The thing that I find most irritating about fan ownership is not its deleterious effect on online comics criticism, but that it seems to bind fan and character together for all of eternity. That's absolute insanity. It's what allows Marvel and DC to keep a stranglehold on the Direct Market against all logic. Of course, in the 90s they nearly lost it; neither company was doing a good job at maintaining the prestige of its oldest, most famous characters. Image took advantage of this weakened bond between reader and intellectual property by enticing readers to follow creators rather than characters. This would be a better industry today if they had capitalized on this initial success. Marvel and DC would have to rely more on the quality of their comics rather than their fans' attachments to their intellectual property; creator-owned properties would fare better in the marketplace; readers disgusted with editorial policies would be more willing to abandon DC/Marvel for books published by more progressive companies. (IT WOULDN'T SOLVE ALL THE PROBLEMS IN THE INDUSTRY PLEASE DON'T ACCUSE ME OF SAYING SUCH A THING THANK YOU.)
When I was compiling my list of favorite Marvel and DC characters, I was making my decision based on specific issues or runs of issues.* Spider-Man certainly hasn't been a compelling character for his entire existence.
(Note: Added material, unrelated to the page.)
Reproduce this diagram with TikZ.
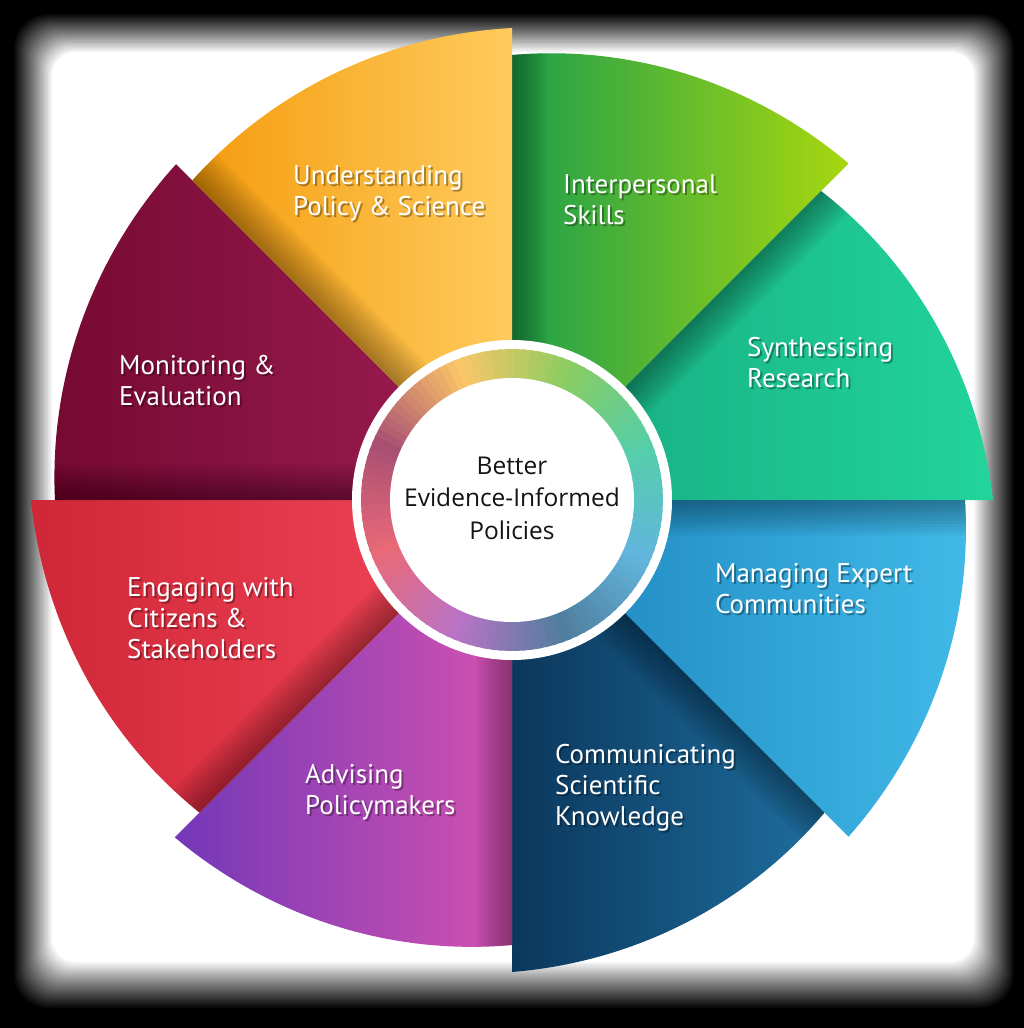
\documentclass[tikz,border=0pt]{standalone}
\usepackage{fontspec}
\setmainfont{PT Sans}
\newfontfamily\centerfont{Open Sans}
\definecolor{gL}{HTML}{1E9F4B}\definecolor{gR}{HTML}{A8D70F}
\definecolor{tL}{HTML}{16A87E}\definecolor{tR}{HTML}{22D49B}
\definecolor{bL}{HTML}{1B82BC}\definecolor{bR}{HTML}{40B9E8}
\definecolor{dL}{HTML}{0B375C}\definecolor{dR}{HTML}{1E6E9E}
\definecolor{pL}{HTML}{7338B8}\definecolor{pR}{HTML}{D452B0}
\definecolor{rL}{HTML}{CF2738}\definecolor{rR}{HTML}{F5485C}
\definecolor{mL}{HTML}{760A32}\definecolor{mR}{HTML}{A01E55}
\definecolor{yL}{HTML}{F49C0E}\definecolor{yR}{HTML}{FFCB5C}
\colorlet{rc0}{gL!50!gR!75!white}
\colorlet{rc1}{tL!50!tR!75!white}
\colorlet{rc2}{bL!50!bR!75!white}
\colorlet{rc3}{dL!50!dR!75!white}
\colorlet{rc4}{pL!50!pR!75!white}
\colorlet{rc5}{rL!50!rR!75!white}
\colorlet{rc6}{mL!50!mR!75!white}
\colorlet{rc7}{yL!50!yR!75!white}
\colorlet{rc8}{rc0}
\newcommand\wheelsector[6]{% a0, r0, r1, left colour, right colour, name
  \pgfmathsetmacro\aend{#1-45}
  \begin{scope}
    \clip (512,500) -- plot[domain=#1:\aend, samples=46] ({512+(#2+(#3-#2)*(#1-\x)/45)*cos(\x)},{500-(#2+(#3-#2)*(#1-\x)/45)*sin(\x)}) -- cycle;
    \shade[left color=#4, right color=#5] (512,500) -- plot[domain=#1:\aend, samples=46] ({512+(#2+(#3-#2)*(#1-\x)/45)*cos(\x)},{500-(#2+(#3-#2)*(#1-\x)/45)*sin(\x)}) -- cycle;
    \pgfmathsetmacro\ux{cos(#1)}\pgfmathsetmacro\uy{-sin(#1)}
    \pgfmathsetmacro\nx{cos(#1-90)}\pgfmathsetmacro\ny{-sin(#1-90)}
    \foreach \k in {1,...,12}{
      \pgfmathsetmacro\dd{3*\k}
      \fill[black, opacity=0.03] (512,500) -- ({512+520*\ux},{500+520*\uy}) -- ({512+520*\ux+\dd*\nx},{500+520*\uy+\dd*\ny}) -- ({512+\dd*\nx},{500+\dd*\ny}) -- cycle;
    }
  \end{scope}
}
\begin{document}
\begin{tikzpicture}[x=1pt,y=-1pt,
  lbl/.style={text=white, align=left, anchor=base west, inner sep=0pt, font=\fontsize{27}{31}\selectfont},
  lblsh/.style={lbl, text=black, text opacity=0.33},
  ctext/.style={text=black!92, align=center, inner sep=0pt, font=\centerfont\fontsize{24.5}{32.5}\selectfont}]
\useasboundingbox (0,0) rectangle (1024,1028);
\fill[black] (0,0) rectangle (1024,1028);
% soft white panel: layers whose summed cover rises evenly from black to white
\foreach \i in {1,...,30}{
  \pgfmathsetmacro\f{(\i-1)/29}
  \pgfmathsetmacro\al{1/(31-\i)}
  \fill[white, opacity=\al, rounded corners={34-10*\f}] ({14+38*\f},{14+38*\f}) rectangle ({1014-40*\f},{1008-46*\f});
}
% sectors (clockwise from top)
\wheelsector{90}{445}{476}{gL}{gR}{green}
\wheelsector{45}{437}{481}{tL}{tR}{teal}
\wheelsector{0}{453}{476}{bL}{bR}{blue}
\wheelsector{-45}{442}{472}{dL}{dR}{navy}
\wheelsector{-90}{445}{477}{pL}{pR}{purple}
\wheelsector{-135}{442}{481}{rL}{rR}{red}
\wheelsector{-180}{457}{475}{mL}{mR}{maroon}
\wheelsector{-225}{452}{472}{yL}{yR}{yellow}
% centre ring
\fill[white] (512,500) circle[radius=160];
\foreach \p in {0,3,...,357}{
  \pgfmathtruncatemacro\k{floor(\p/45)}
  \pgfmathtruncatemacro\kk{\k+1}
  \pgfmathtruncatemacro\pct{100-100*(\p-45*\k)/45}
  \colorlet{segc}{rc\k!\pct!rc\kk}
  \pgfmathsetmacro\ta{67.5-\p+0.4}
  \pgfmathsetmacro\tb{67.5-\p-3.4}
  \fill[segc] ({512+121*cos(\ta)},{500-121*sin(\ta)}) -- ({512+151*cos(\ta)},{500-151*sin(\ta)}) -- ({512+151*cos(\tb)},{500-151*sin(\tb)}) -- ({512+121*cos(\tb)},{500-121*sin(\tb)}) -- cycle;
}
\fill[white] (512,500) circle[radius=122];
\node[ctext] (centre) at (512,498) {Better\\Evidence-Informed\\Policies};
% labels (anchored at the baseline of the last line)
\node[lblsh] (l1s) at (295,217) {Understanding\\Policy \& Science};
\node[lbl] (l1) at (293,215) {Understanding\\Policy \& Science};
\node[lblsh] (l2s) at (565,226) {Interpersonal\\Skills};
\node[lbl] (l2) at (563,224) {Interpersonal\\Skills};
\node[lblsh] (l3s) at (749,389) {Synthesising\\Research};
\node[lbl] (l3) at (747,387) {Synthesising\\Research};
\node[lblsh] (l4s) at (717,615) {Managing Expert\\Communities};
\node[lbl] (l4) at (715,613) {Managing Expert\\Communities};
\node[lblsh] (l5s) at (557,827) {Communicating\\Scientific\\Knowledge};
\node[lbl] (l5) at (555,825) {Communicating\\Scientific\\Knowledge};
\node[lblsh] (l6s) at (307,816) {Advising\\Policymakers};
\node[lbl] (l6) at (305,814) {Advising\\Policymakers};
\node[lblsh] (l7s) at (129,660) {Engaging with\\Citizens \&\\Stakeholders};
\node[lbl] (l7) at (127,658) {Engaging with\\Citizens \&\\Stakeholders};
\node[lblsh] (l8s) at (121,407) {Monitoring \&\\Evaluation};
\node[lbl] (l8) at (119,405) {Monitoring \&\\Evaluation};
\end{tikzpicture}
\end{document}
Even if all the writers and artists who had worked on Spider-Man over the years had been competent (which they haven't), Spider-Man would still be a completely broken character simply because he's appeared in hundreds and hundreds of comics over the last 45+ years. But I wasn't thinking about any of that when I put Spider-Man at #1; I was thinking about the classic Lee/Ditko years (and, to a lesser extent, the classic Lee/Romita years). The Thing had a period of time where he wore a bucket on his head. That could still be going on today, for all I care--it doesn't make the Lee/Kirby years any less magical. The only way I can possibly appreciate Marvel/DC comics is to evaluate them on a case by case basis. Otherwise you're overwhelmed by the crap, and it's better to avoid the crap.
But that's apparently a minority viewpoint these days. I can't relate to the people who see things differently, and I don't want to read their complaints. So goodbye and so forth to those blogs which are more invested in characters than comics--I'm sure you won't miss my hits.
*This is less the case for the DC list, as several characters are on there mostly because they have cool costumes. Which probably says something about the quality of DC comics vs. Marvel comics over the years. Not in an aggregate sense, where I think the quality averages out to about even, but in a peak vs. peak sense. In other words, DC has never published anything remotely approaching the quality of Lee/Ditko Spider-Man and Lee/Kirby Fantastic Four.